Nova Scotia teen hopes climate-change lawsuit isn't derailed by federal challenge

The lone Nova Scotian in a lawsuit against the federal government over climate change has looked at the warming oceans and storms around Nova Scotia, and says he just wants to be heard.

Ira Reinhart-Smith, 16, is one of the 15 children and teens from across Canada who are making a relatively new legal argument — that their rights to life, liberty, security and equality are being violated because Ottawa has not done enough to protect against climate change.

The statement of claim, La Rose et al. v. Her Majesty the Queen, was filed last October but the federal government is asking a judge to throw it out.

"It's embarrassing that our government won't even consider that youth are being harmed by their actions," Reinhart-Smith told CBC's Information Morning on Wednesday from Caledonia, N.S.

"I don't feel that my rights are being protected by my government. In fact, they're being harmed by my government. And that's really hard for me to hear."

Hearings are set to begin in Federal Court in Vancouver on Wednesday and last two days.

Catherine Boies Parker, one of the lawyers working for the young plaintiffs, said there's a very high standard the federal government lawyers have to pass to get their suit tossed out.

She said the onus is on the government to prove it's "plain and obvious" the case can't succeed, and that no matter what the evidence is there is no prospect of success.

"We will be resisting that by arguing that indeed this is an issue that the courts should address and that we should have a trial so that it can get on with it," she said.

There is currently no explicit environmental right in the Canadian Charter of Rights and Freedoms.

The suit's statement of claim said that "despite knowing for decades" that carbon emissions "cause climate change and disproportionately harm children," the government continued to allow emissions to increase at a level "incompatible with a stable climate capable of sustaining human life and liberties."

Robin Loznak/Our Children's Trust
Robin Loznak/Our Children's Trust

Reinhart-Smith said he wanted to be part of the lawsuit because he felt "powerless" to make a difference in fighting climate change, which is already affecting Nova Scotia.

More storms in recent years are a result of this change, he said, as well as warming waters which could have a negative effect on the province's lucrative lobster industry.

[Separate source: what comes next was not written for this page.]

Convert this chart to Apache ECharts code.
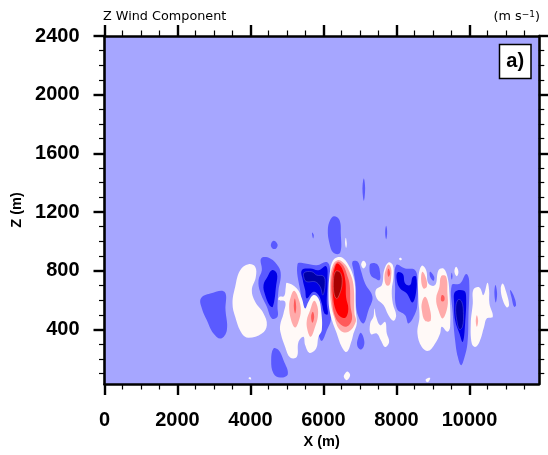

The isthmus that connects Nova Scotia and New Brunswick could be knocked out by "one more good storm," said Reinhart-Smith, having a huge impact on the daily lives of Nova Scotians.

"This case is helping me feel like I'm actually doing something to combat climate change. And right now, the governments are the ones who need to fix climate change and our governments are not doing enough."

The federal government has urged a judge to throw out the case.

In their arguments to dismiss the case, federal lawyers argued the lawsuit doesn't target any particular law but "instead, it asks the court to decide whether the executive is governing well."

That, the lawyers assert, is not a proper case to bring before a judge.

Ben Nelms/CBC
Ben Nelms/CBC

Even if the current government tried to defend itself by saying it has done more than previous governments, like bringing in a carbon tax or promising a plan that exceeds Canada's greenhouse gas emissions target for 2030, Reinhart-Smith said that falls short.

The "bar was set pretty low" when the Liberals came into power, he said, but taking steps in the right direction isn't enough.

"We need to be running full-on into the right direction because we have so little time left."

In his own area of Queens County, Reinhart-Smith knows many people in the forestry industry are nervous about shifting toward renewable sources, but underlined the intent is not to shut down everything immediately and leave people jobless.

Rather, he said the government should be looking to transition more quickly away from areas like the fossil fuel industry and into a green economy that has new, stable work opportunities for people across the country.

Reinhart-Smith and the others in the case were brought together by Our Children's Trust, a non-profit public interest law firm based in Oregon that has helped organize similar lawsuits in the United States and elsewhere.

The plaintiffs are from B.C., Alberta, Saskatchewan, Manitoba, Ontario, Quebec, Nova Scotia and the Northwest Territories.